One of Seamans's commissions stands in a courtyard at the Montague Elementary School. It's a giant hand with seven copper birds flying from a stained-glass globe. He takes commissions as a collaboration between the customer and himself. He delivers.
Seamans' work is on display at Gallery 23, 23 Main Street, Blairstown 908-362-6865. Or contact him at 973-383-3718.
Ailene Fields of Andover swishes her magic fingers and voila! creatures of myth and fables! Look! In the garden! Is it a bird lioness or a naked emperor of childhood lore? A frog prince or our favorite grinning cat?
For almost 30 years, this diva of childhood dreams has been carving stone and sculpting bronzes. She started as a potter in her late 20s, studied clay at the Sculpture Center in New York, then went on to carving stone. She blew glass, wrote poetry (and still does), and worked in bronze. "With clay I can add on until I get what you want, and I can take it off. In carving stone, I have a boulder and leave everything I want and take everything off I don't want. It's an opposite way of thinking," she says.
"I never thought of myself as an artist, but I think in 3-dimensional terms. It was a fluke. My husband was in a bad car accident and I took a pottery class to relax. I had to do it. I never in my life thought I would be a sculptor when I grew up. I always made dragons and mermaids growing up. If I hadn't been an English major I wouldn't have these stories to tell. You never know what you're going to need. It never gets wasted and you could get lucky and fall into something you love. All of those things add to your art."
She's done large outdoor pieces drawn from mythology, among them a five-foot dragon, a big sphinx, the head of Posidon, a large narcissus. Classic bronzes have brown, black or green patinas. Sometimes she carves pieces in stone, then casts them in bronze to get a museum edition 11 pieces.

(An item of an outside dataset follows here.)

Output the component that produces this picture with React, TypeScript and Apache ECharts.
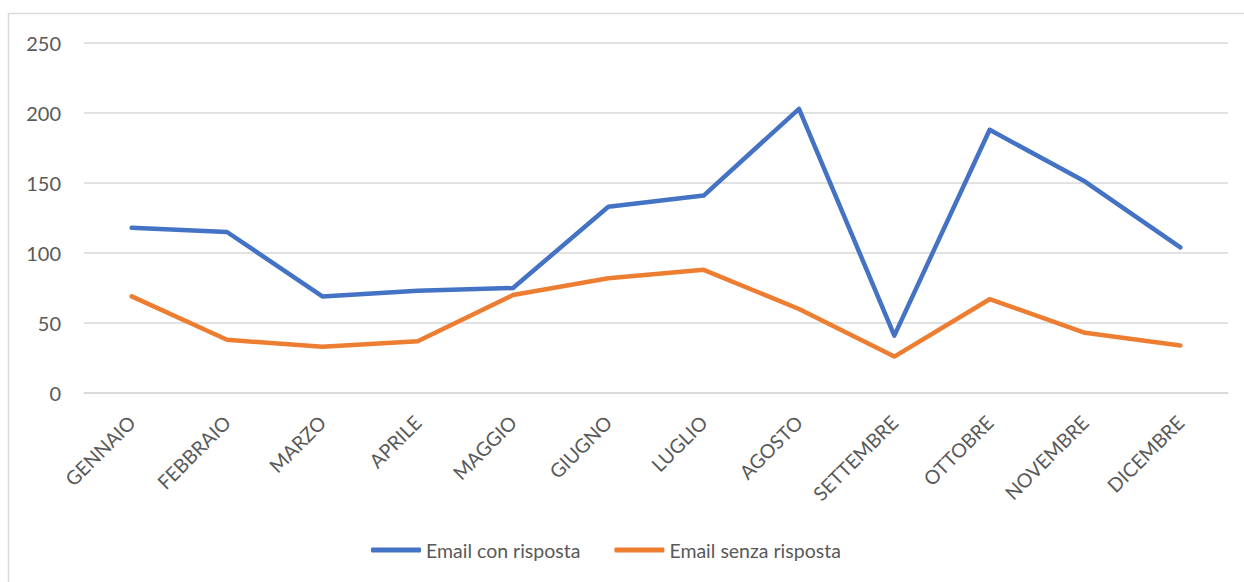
import React, { useEffect, useRef } from "react";
import * as echarts from "echarts";

const categories = ["GENNAIO", "FEBBRAIO", "MARZO", "APRILE", "MAGGIO", "GIUGNO", "LUGLIO", "AGOSTO", "SETTEMBRE", "OTTOBRE", "NOVEMBRE", "DICEMBRE"];
const emailConRisposta = [118, 115, 69, 73, 75, 133, 141, 203, 41, 188, 151, 104];
const emailSenzaRisposta = [69, 38, 33, 37, 70, 82, 88, 60, 26, 67, 43, 34];
const seriesNames = ["Email con risposta", "Email senza risposta"];

const FONT = "Lato, 'Open Sans', sans-serif";
const TEXT = "#595959";

export default function App() {
  const ref = useRef<HTMLDivElement>(null);
  useEffect(() => {
    if (!ref.current) return;
    const chart = echarts.init(ref.current, undefined, { renderer: "svg" });
    chart.setOption({
      animation: false,
      backgroundColor: "#ffffff",
      graphic: [
        {
          type: "rect",
          shape: { x: 8.5, y: 13.5, width: 1260, height: 600 },
          style: { fill: "none", stroke: "#d9d9d9", lineWidth: 1.5 },
          silent: true,
        },
      ],
      grid: { left: 84, right: 16, top: 43, bottom: 189, containLabel: false },
      legend: {
        bottom: 17,
        left: 366,
        icon: "roundRect",
        itemWidth: 50,
        itemHeight: 5,
        itemGap: 34,
        textStyle: { color: TEXT, fontSize: 19.5, fontFamily: FONT },
        data: seriesNames,
      },
      xAxis: {
        type: "category",
        data: categories,
        boundaryGap: true,
        axisLine: { show: true, lineStyle: { color: "#d9d9d9", width: 1.5 } },
        axisTick: { show: false },
        axisLabel: { rotate: 45, margin: 26, color: TEXT, fontSize: 19.5, fontFamily: FONT, interval: 0 },
      },
      yAxis: {
        type: "value",
        min: 0,
        max: 250,
        interval: 50,
        axisLine: { show: false },
        axisTick: { show: false },
        splitLine: { lineStyle: { color: "#d9d9d9", width: 1.5 } },
        axisLabel: { margin: 23, color: TEXT, fontSize: 20, fontFamily: FONT },
      },
      series: [
        {
          name: seriesNames[0],
          type: "line",
          data: emailConRisposta,
          symbol: "none",
          lineStyle: { color: "#4472C4", width: 4.5, cap: "round", join: "round" },
          itemStyle: { color: "#4472C4" },
        },
        {
          name: seriesNames[1],
          type: "line",
          data: emailSenzaRisposta,
          symbol: "none",
          lineStyle: { color: "#ED7D31", width: 4.5, cap: "round", join: "round" },
          itemStyle: { color: "#ED7D31" },
        },
      ],
    });
    return () => chart.dispose();
  }, []);
  return <div ref={ref} style={{ position: "fixed", left: 0, top: 0, width: 1244, height: 582 }} />;
}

Bronze endures the rigors of the weather and is a great garden or yard accent. Although stone is natural to the outdoors, it deteriorates from air pollution. "The last 100 years have done more damage than the previous 500," she says. Her big yard-size pieces are first done in clay. Then a mold is made and bronze is cast. "It's astounding how hard it is to do one image and tell a whole story." She's done Jack & the Beanstalk, the Princess and the Pea first in combinations of stone and bronze, with bronze copies. The bronze Princess lies on a pile of stone mattresses on an acrylic pea, and Cinderella rides a stone pumpkin with steel wheels and bronze mice. And how about a 25-inch Velveteen Rabbit or a 30-inch Fee-Fi-Fo-Fum?
Her pieces are at Drue
Chryst Gallery, 14 Winona Parkway, Sparta.